Friday, 31 March 2023 to Sunday, 2 April 2023

Peripheral Enlightenment: Reading the first Slovak novel as a world classic

Sun2 Apr09:00am(15 mins)
Where:
Main Building Room 134
Presenter:

Authors

Dobrota Pucherova11 Inst. of World Lit., Slovak Academy of Sciences, Slovakia

Discussion

René mláďenca príhodi a skúsenosti (“The adventures and experiences of the young man René”, 1783) by Jozef Ignác Bajza is the first Slovak novel that preceded both its Hungarian and Czech counterparts in the Hapsburg monarchy even as the Slovak nation, or standardized Slovak language, did not yet exist. It shows that Bajza, who studied in Vienna and besides Slovak and Hungarian read Latin, German and French, was familiar with the genres and discourses of his time. René can be read as an Enlightenment novel of education, a heroic romance, a satirical novel, and an orientalist fantasy, with picaresque, comic and didactic elements. While being an original story, it owes much of its imagination, ideological assumptions and narrative devices to Bajza’s immediate predecessors such as Montesquieu, Voltaire, Fénelon or Darrell. As a Slovak nationalist, Bajza wrote the novel to promote the idea of the Slovak people as a modern European nation rooted in Christian values and in step with Enlightenment modernity.

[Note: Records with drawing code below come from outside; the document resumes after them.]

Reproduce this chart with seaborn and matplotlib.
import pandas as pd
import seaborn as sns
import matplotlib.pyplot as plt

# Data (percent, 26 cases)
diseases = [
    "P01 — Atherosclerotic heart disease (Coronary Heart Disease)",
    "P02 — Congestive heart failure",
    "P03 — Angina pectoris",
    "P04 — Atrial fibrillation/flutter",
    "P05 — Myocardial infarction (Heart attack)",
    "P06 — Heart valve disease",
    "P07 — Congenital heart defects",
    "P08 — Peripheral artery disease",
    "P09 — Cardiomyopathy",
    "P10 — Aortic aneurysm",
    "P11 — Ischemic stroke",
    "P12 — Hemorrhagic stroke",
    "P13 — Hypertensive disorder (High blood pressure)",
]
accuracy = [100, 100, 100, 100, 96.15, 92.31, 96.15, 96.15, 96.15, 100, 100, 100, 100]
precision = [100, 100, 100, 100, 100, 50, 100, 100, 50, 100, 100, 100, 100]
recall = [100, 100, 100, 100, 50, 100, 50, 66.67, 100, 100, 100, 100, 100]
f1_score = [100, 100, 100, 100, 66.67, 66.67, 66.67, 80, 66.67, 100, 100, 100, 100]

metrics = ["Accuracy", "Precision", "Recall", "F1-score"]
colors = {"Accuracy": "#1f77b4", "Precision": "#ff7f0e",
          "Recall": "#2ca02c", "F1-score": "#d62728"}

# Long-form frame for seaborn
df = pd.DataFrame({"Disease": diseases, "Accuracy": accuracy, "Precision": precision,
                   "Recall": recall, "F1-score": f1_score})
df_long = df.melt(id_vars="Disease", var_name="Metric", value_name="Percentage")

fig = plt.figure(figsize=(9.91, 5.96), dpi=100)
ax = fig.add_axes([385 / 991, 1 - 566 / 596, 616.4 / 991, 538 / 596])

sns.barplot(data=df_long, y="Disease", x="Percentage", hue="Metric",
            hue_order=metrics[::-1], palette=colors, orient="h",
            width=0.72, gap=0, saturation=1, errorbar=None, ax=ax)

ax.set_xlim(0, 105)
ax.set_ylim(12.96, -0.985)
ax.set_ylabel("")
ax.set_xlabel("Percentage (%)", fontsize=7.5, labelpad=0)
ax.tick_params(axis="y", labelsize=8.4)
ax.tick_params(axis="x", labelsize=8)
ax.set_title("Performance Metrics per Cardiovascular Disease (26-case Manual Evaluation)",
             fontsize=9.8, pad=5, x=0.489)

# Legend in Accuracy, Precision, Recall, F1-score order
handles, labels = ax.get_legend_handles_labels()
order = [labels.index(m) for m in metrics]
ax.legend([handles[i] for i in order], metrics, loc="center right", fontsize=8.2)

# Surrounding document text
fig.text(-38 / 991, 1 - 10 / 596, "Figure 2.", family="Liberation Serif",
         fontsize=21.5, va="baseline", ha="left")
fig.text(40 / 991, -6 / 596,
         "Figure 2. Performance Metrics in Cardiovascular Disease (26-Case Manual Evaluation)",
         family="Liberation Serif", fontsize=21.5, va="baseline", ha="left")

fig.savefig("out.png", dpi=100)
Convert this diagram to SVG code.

As such, it is simultaneously cosmopolitan and local, and can be read as both “peripheral” and “classic”. Based on my experience of preparing René in English translation to make it available for readership outside Slovakia for the first time, and drawing on David Damrosch’s idea of world literature as that which translates well, I will ask how Bajza’s novel fits into the European canon and can become a world classic through translation, circulation and ways of reading.